More recently, she’s stepped into local government in Dallas, where she now lives in her childhood home. Long was appointed to a task force by her city council representative to help with long-term land use and zoning decisions.
“I’m very concerned that in America, we’re not doing enough to provide housing for a range of incomes,” she says.
Focusing on Passion
For Luis Montero, MBA 71 (shown left), retirement offered the chance to take the parts of his career that he most loved and transpose them onto a lifelong passion: music.
After earning his MBA at Berkeley, Montero returned to his native Chile and worked as an assistant professor of marketing at the University of Chile, the first of many teaching assignments throughout his career. In later years, Montero was appointed as a commercial attaché, representing Chile’s exporters in both the U.S. and the U.K. Montero enjoyed connecting Chileans with local importers—for instance, by organizing wine tastings and food exhibitions. He “retired” at 69, continuing to teach part-time at the university level, but Montero now had space for something both new and familiar.
“My whole life I have enjoyed a real passion for music,” he says, “but I didn’t have the chance to take formal music classes as I would have liked.” Montero began teaching a popular music class for seniors in his community. But he realized that to truly reinvent himself, he’d have to fully retire—meaning no longer teaching college courses—and focus solely on music. He now teaches a Musical Dynamics course for seniors in his Santiago neighborhood. He works to cultivate an environment where his students can connect to something new, just as he did as an attaché. If anything, Montero wishes he’d incorporated music into his life sooner.
“If there’s a cultural or professional area, beyond your career, that you think could be a passion for you, follow it,” he advises. “It will make you and others happy all your life.”
Mitch Fong, MBA 91 (shown below), is an advocate for not following the common playbooks in deciding what a career or a retirement should look like. Instead, he’s an advocate for radical self-honesty—perhaps because he avoided it for so long.
“During my time in financial services—and I think this happens a lot—I just did the next logical thing: Try to get a promotion, try to get a raise. I never really asked, ‘What do I want to do?’”
—Mitch Fong, MBA 91
Fong emerged from business school eager to find a job that paid well. His parents—a public school teacher and Caltrans engineer—raised Fong and his brother with the expectation that they’d be self-sufficient. He took the first job he was offered, which was in financial services, and stayed in the industry for almost 25 years, though he never found it particularly fulfilling.
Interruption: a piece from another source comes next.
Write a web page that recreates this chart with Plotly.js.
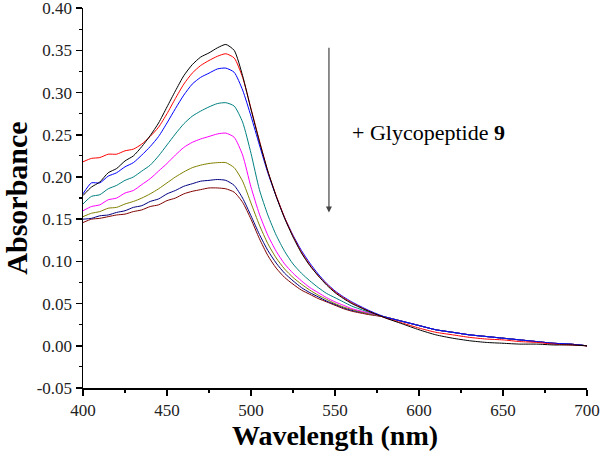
<!DOCTYPE html>
<html>
<head>
<meta charset="utf-8">
<script src="https://cdn.plot.ly/plotly-3.0.1.min.js"></script>
<style>html,body{margin:0;padding:0;background:#fff;}#chart{width:600px;height:455px;}</style>
</head>
<body>
<div id="chart"></div>
<script>
const wavelength = [400,405,410,415,420,425,430,435,440,445,450,455,460,465,470,475,480,485,490,495,500,505,510,515,520,525,530,535,540,545,550,555,560,570,580,590,600,610,620,630,640,650,660,670,680,690,700];

const absBlack = [0.178,0.188,0.194,0.205,0.210,0.219,0.225,0.236,0.249,0.264,0.283,0.302,0.320,0.333,0.342,0.347,0.353,0.357,0.350,
  0.320,0.280,0.242,0.207,0.177,0.151,0.129,0.110,0.095,0.083,0.072,0.063,0.056,0.050,
  0.041,0.033,0.026,0.019,0.013,0.009,0.006,0.004,0.003,0.002,0.002,0.001,0.001,0.000];
const absRed = [0.218,0.222,0.223,0.227,0.227,0.231,0.233,0.239,0.248,0.259,0.275,0.293,0.310,0.323,0.332,0.338,0.343,0.346,0.341,
  0.318,0.281,0.243,0.207,0.178,0.152,0.130,0.111,0.096,0.083,0.073,0.064,0.057,0.051,
  0.041,0.033,0.027,0.021,0.016,0.013,0.010,0.008,0.007,0.005,0.004,0.002,0.001,0.000];
const absBlue = [0.180,0.193,0.193,0.201,0.205,0.212,0.217,0.226,0.236,0.248,0.264,0.281,0.297,0.310,0.318,0.323,0.328,0.329,0.324,
  0.303,0.272,0.238,0.205,0.177,0.152,0.131,0.113,0.098,0.085,0.074,0.065,0.058,0.052,
  0.042,0.034,0.029,0.024,0.019,0.016,0.013,0.011,0.009,0.007,0.005,0.003,0.002,0.000];
const absTeal = [0.168,0.177,0.179,0.186,0.190,0.196,0.200,0.207,0.214,0.225,0.238,0.251,0.263,0.272,0.278,0.283,0.287,0.288,0.284,
  0.265,0.228,0.185,0.155,0.131,0.112,0.097,0.086,0.077,0.069,0.062,0.057,0.052,0.047,
  0.040,0.034,0.029,0.024,0.019,0.016,0.013,0.011,0.009,0.007,0.005,0.003,0.002,0.000];
const absMagenta = [0.160,0.165,0.167,0.173,0.175,0.181,0.184,0.191,0.198,0.207,0.216,0.226,0.235,0.241,0.245,0.248,0.251,0.252,0.247,
  0.226,0.188,0.156,0.131,0.112,0.097,0.086,0.077,0.069,0.063,0.057,0.052,0.048,0.044,
  0.039,0.034,0.029,0.024,0.019,0.016,0.013,0.011,0.009,0.007,0.005,0.003,0.002,0.000];
const absOlive = [0.153,0.157,0.159,0.163,0.164,0.168,0.171,0.175,0.180,0.186,0.193,0.200,0.206,0.211,0.214,0.216,0.217,0.217,0.211,
  0.195,0.169,0.143,0.121,0.104,0.091,0.081,0.073,0.066,0.060,0.055,0.050,0.046,0.043,
  0.038,0.034,0.029,0.024,0.019,0.016,0.013,0.011,0.009,0.007,0.005,0.003,0.002,0.000];
const absNavy = [0.150,0.151,0.154,0.155,0.158,0.160,0.164,0.166,0.171,0.174,0.180,0.184,0.189,0.192,0.195,0.196,0.197,0.196,0.190,
  0.175,0.154,0.132,0.113,0.098,0.086,0.077,0.069,0.063,0.058,0.053,0.049,0.045,0.042,
  0.038,0.034,0.029,0.024,0.019,0.016,0.013,0.011,0.009,0.007,0.005,0.003,0.002,0.000];
const absBrown = [0.146,0.150,0.151,0.153,0.155,0.156,0.159,0.161,0.165,0.167,0.172,0.175,0.180,0.183,0.185,0.187,0.187,0.186,0.182,
  0.170,0.150,0.127,0.107,0.092,0.081,0.073,0.066,0.061,0.056,0.052,0.048,0.044,0.041,
  0.037,0.034,0.029,0.024,0.019,0.016,0.013,0.011,0.009,0.007,0.005,0.003,0.002,0.000];

const seriesNames = ['0', '1', '2', '3', '4', '5', '6', '7'];
const seriesValues = [absBlack, absRed, absBlue, absTeal, absMagenta, absOlive, absNavy, absBrown];
const seriesColors = ['#000000', '#ff0000', '#0000ff', '#008080', '#ff00ff', '#808000', '#000080', '#800000'];

const yTickVals = [-0.05, 0.00, 0.05, 0.10, 0.15, 0.20, 0.25, 0.30, 0.35, 0.40];
const yTickText = ['-0.05', '0.00', '0.05', '0.10', '0.15', '0.20', '0.25', '0.30', '0.35', '0.40'];
const xTickVals = [400, 450, 500, 550, 600, 650, 700];
const xTickText = ['400', '450', '500', '550', '600', '650', '700'];

const traces = [];
for (let i = seriesValues.length - 1; i >= 0; i--) {
  traces.push({
    x: wavelength, y: seriesValues[i], type: 'scatter', mode: 'lines',
    name: seriesNames[i], line: {color: seriesColors[i], width: 1, shape: 'spline', smoothing: 0.6}, showlegend: false
  });
}

const serif = 'Liberation Serif';
const layout = {
  width: 600, height: 455,
  margin: {l: 83, r: 13, t: 8, b: 67},
  paper_bgcolor: '#fff', plot_bgcolor: '#fff',
  font: {family: serif, color: '#222'},
  xaxis: {
    range: [400, 700], tickmode: 'array', tickvals: xTickVals, ticktext: xTickText,
    ticks: 'outside', ticklen: 6, tickwidth: 1.5, tickcolor: '#000', ticklabeloverflow: 'allow',
    showline: true, linecolor: '#000', linewidth: 1.5, showgrid: false, zeroline: false,
    tickfont: {family: serif, size: 17, color: '#222'},
    minor: {dtick: 25, tick0: 400, ticks: 'outside', ticklen: 3, tickwidth: 1.2, tickcolor: '#000', showgrid: false},
    title: {text: '<b>Wavelength (nm)</b>', font: {family: serif, size: 28, color: '#000'}, standoff: 4},
    automargin: false
  },
  yaxis: {
    range: [-0.05, 0.4002], tickmode: 'array', tickvals: yTickVals, ticktext: yTickText,
    ticks: 'outside', ticklen: 6, tickwidth: 1.5, tickcolor: '#000', ticklabeloverflow: 'allow',
    showline: true, linecolor: '#000', linewidth: 1.5, showgrid: false, zeroline: false,
    tickfont: {family: serif, size: 17, color: '#222'},
    minor: {dtick: 0.025, tick0: 0, ticks: 'outside', ticklen: 3, tickwidth: 1.2, tickcolor: '#000', showgrid: false},
    title: {text: '<b>Absorbance</b>', font: {family: serif, size: 30, color: '#000'}, standoff: 13},
    automargin: false
  },
  annotations: [
    {x: 546.4, y: 0.158, xref: 'x', yref: 'y', ax: 546.4, ay: 0.355, axref: 'x', ayref: 'y',
     showarrow: true, arrowhead: 2, arrowsize: 1, arrowwidth: 1.2, arrowcolor: '#444', text: ''},
    {x: 558.9, y: 0.253, xref: 'x', yref: 'y', xanchor: 'left', yanchor: 'middle', showarrow: false,
     text: '+ Glycopeptide <b>9</b>', font: {family: serif, size: 22, color: '#000'}}
  ]
};

Plotly.newPlot('chart', traces, layout, {staticPlot: true, displayModeBar: false});
</script>
</body>
</html>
“During my time in financial services— and I think this happens a lot—I just did the next logical thing: Try to get a promotion, try to get a raise. I never really asked, ‘What do I want to do?’”
Eventually, Fong began to see an answer to that question: He loved adopting dogs and taking care of animals. He’d started saving early, following the example of his parents, who themselves retired in their early 50s. So when Fong was 48, he retired.
By that point, Fong had been volunteering for 10 years at The Marine Mammal Center in Sausalito, California, caring for seals and sea lions. Upon retiring, he stepped into a volunteer role in the nonprofit’s development department while continuing his work with animals. He finally feels fulfilled.
“We are the largest marine animal hospital in the world,” he says. “No one restrains and tube-feeds more elephant seals than I do. It’s a kick and a half, and I’m loving retirement.”
Fong says as liberating as it has been to pursue his passions, it has also been terrifying at times.
“Leaving work can be unsettling,” Fong says. “I’d just say, be kind to yourself. It’s okay to say ‘I have enough, and I don’t need more.’ It’s okay to sit for a whole day with a book. You earned it.”